By David Ostdiek, Extension Communications Specialist

Scientists from the University of Nebraska-Lincoln (UNL) have begun a multi-year study into whether high-carbon char, a fine, powdery coal dust left over from sugarbeet processing, can improve crop fields.

Each year Western Sugar Cooperative produces 35,000 tons of char byproduct at its sugar manufacturing plant in Scottsbluff. Western Sugar has other sugarbeet facilities in Nebraska, Wyoming, Colorado, and Montana.

Researchers from UNL’s Panhandle Research and Extension Center and the Lincoln campus of UNL’s Institute of Agriculture and Natural Resources are beginning a three-year study in which they will apply high-carbon char to research plots near Scottsbluff. The char will be applied at several rates (0 to 25 tons per acre), incorporated into the soil, and then crops will be planted in a four-year rotation that includes sugarbeets, corn, and dry edible beans.

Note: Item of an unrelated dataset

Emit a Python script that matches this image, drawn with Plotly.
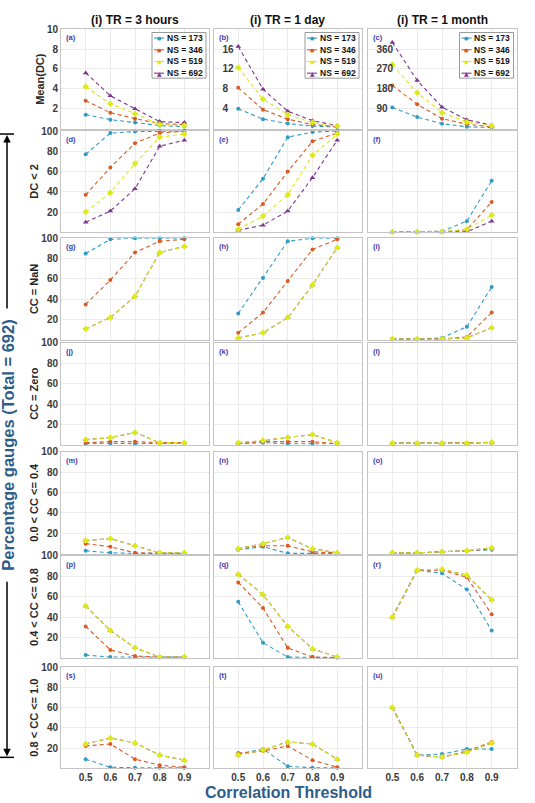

The research team will measure crop yields as well as changes in the soil physical properties (infiltration, crusting, water holding capacity, density, color), and chemical properties (carbon, pH, salinity and soil nutrient levels).

Char plot spreader Figure 1. Char is spread onto research plots at the Mitchell Ag Lab, several miles north of the University of Nebraska Panhandle Research and Extension Center. The fine power is spread with a golf-course spreader.

 

The potential soil-quality benefits include an increase in organic matter and soil carbon. Higher concentrations of carbon in the soil reduce crusting, rapid soil-surface drying, and compaction and improve soil structure, water infiltration, water-holding capacity, and microbial activity. Decades of crop production have depleted organic matter and soil carbon from many fields in western Nebraska, according to Gary Hergert, retired soils specialist at the Panhandle Center. Hergert is advising the research.

This is one of a very few, and possibly the only, large field-plot-scale project in the United States to study the effects of biochar, Hergert said.

Research into biofuel alternatives to ethanol had been on the increase since growth in ethanol was capped in the new Renewable Fuel Standard by the Energy Independence and Security Act of 2007 (EISA). The new Renewable Fuel Standard capped production of corn ethanol, but called for increases in other types of biofuels that had a greater reduction in greenhouse gases. Hergert said this led to the expectation that other biofuel sources, such as cellulosic materials like irrigated grasses, would grow in importance.

One potential ethanol addition is second-generation biofuels created by pyrolysis, the heating of cellulosic substances to create an oil-like substance. Biochar is a leftover remain of pyrolysis. Research conducted elsewhere on its agronomic effects has been on small-scale, greenhouse-size plots, due to lack of federal funding and congressional follow-through that would support second-generation biofuels, according to Hergert.

To date there are no commercial-scale pyrolysis plants in the United Sates. Little, if any, of the research has been conducted on field plots. But there are large piles of char, which is very similar to the biochar, near the region’s beet sugar refineries. And there are field plots at the Panhandle Research and Extension Center. And now, thanks to funding from the Western Sugar Cooperative Research Committee, there is a multi-year project to see if char applications will benefit the soil.

Getting the char from Western Sugar’s piles onto research plots takes several steps. A contractor, Paul Reed, hauls away the char and screens it into various particle sizes. Reed uses the larger particles for road aggregate; the finer particles go to UNL for application in test plots at the Mitchell Agricultural Laboratory north of Scottsbluff. Finding an implement to apply char was a challenge, Hergert says. Manure and fertilizer spreaders did not work, but the sand spreader did, as long as the char is first screened to eliminate larger pebbles.

The char has current commercial use as a road material and the potential future use for improving soil properties and crop production could point to future demand for the byproduct, Hergert said.

Humberto Blanco, associate professor of soil management in the UNL Agronomy and Horticulture Department, is the principal investigator. Blanco, in Lincoln, has been collecting soil samples measuring the soil’s physical properties.

In addition to Hergert, other project members include several faculty and staff at the Panhandle Center: Research Technicians Rex Nielsen and Les Kampbell; Dryland Cropping Systems Specialist Cody Creech; Integrated Weed Management Specialist Nevin Lawrence; and Associate Director Jim Schild. Steve Godby and David Reichert from Western Sugar are also working on the project.

In addition to the irrigated plots at Mitchell, char is being applied on dryland research plots at the High Plains Ag Lab under Creech's supervision.

This project is in its first year and is scheduled to continue through 2018.

“If it takes off, the demand will be much greater than the supply.”